Da bambino ero fissato con la simmetria. Ricordo che mi sforzavo sempre di camminare contando un numero pari di passi, oppure facevo gesti con una mano per poi ripeterli, speculari, con l’altra. La cosa mi faceva stare bene, probabilmente era solo un gioco, ma quando il gioco può trasformarsi in ossessione? Per disegnare Macrelli ho attinto dal mio passato, esagerando sintomi e limiti. Macrelli affronta ogni giorno ossessioni vere, fino a trarne addirittura beneficio, in circostanze estreme, quando il suo subconscio decide di tradurle in rivelazioni. Macrelli paga caro il prezzo delle proprie intuizioni, perché la sua mente è in continuo conflitto, perennemente in cerca di simmetria. Io vedo la battaglia interiore del protagonista come una metafora della vita: ognuno di noi, dopotutto, è in cerca di equilibrio.

A un certo punto il commissario Macrelli entra in un appartamento usando un modo non propriamente ortodosso, diciamo così; pensi che ogni tanto, non seguire le regole, sia necessario per raggiungere un obiettivo più alto? Qual è il limite? La legge e la giustizia sono due cose differenti, ma chi tutela la legge ha una sorta di lasciapassare per sentirsi in diritto di interpretarla? E il risultato positivo può essere una sorta di alibi?

Se me lo chiedi come autore ti rispondo che le regole, a volte, devono essere piegate alle esigenze e al ruolo che ha un romanzo thriller/giallo: divertire e intrattenere. Io sono un autore di letteratura di evasione, per me è importante intrigare il lettore, e il lettore non lo puoi tenere incollato alle pagine seguendo le procedure standard della polizia. Un romanzo thriller è un po’ come un buon film dello stesso genere, realtà e spettacolarizzazione devono trovare un compromesso.

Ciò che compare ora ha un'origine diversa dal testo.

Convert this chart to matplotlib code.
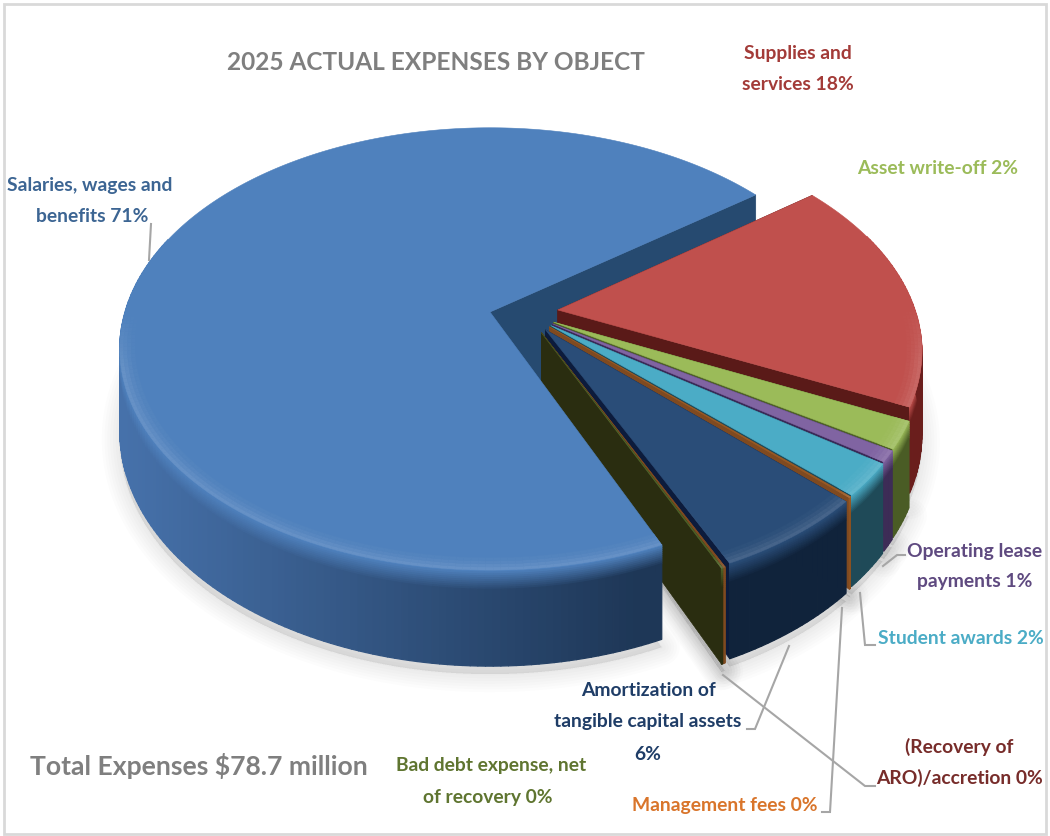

Se mi poni la stessa domanda come cittadino, invece, rispondo che le regole vanno rispettate. Chi tutela la legge non può prendere scorciatoie, nemmeno per raggiungere un fine più alto e nobile.

Suppongo che prima di essere uno scrittore tu sia un lettore; la tua identità creativa ne è stata in qualche modo influenzata?

L’identità creativa è sempre influenzata da qualcosa, non solo dai libri. Se ci pensi è l’insieme delle nostre esperienze, a renderci quello che siamo, come esseri umani e come artisti. Le letture mi hanno influenzato, certo, ma anche la musica, anche le serie tv e i film. Non saprei dire in che modo, né quantificarne una cifra.

Massimiliano Giri


Massimiliano Giri nasce nella Repubblica di San Marino il 23 febbraio del 1977. Suoi racconti sono stati pubblicati da vari editori, fra i quali anche Mondadori. Nel 2013 riceve una menzione speciale al Premio Algernon Blackwood. Nel 2015 e nel 2016 vince il Premio GialloLatino, nel 2018 il premio Urania Short. Nella vita privata fa il papà, colleziona macchine per scrivere e frequenta un poligono di tiro in vista di una prossima, imminente zombie apocalypse.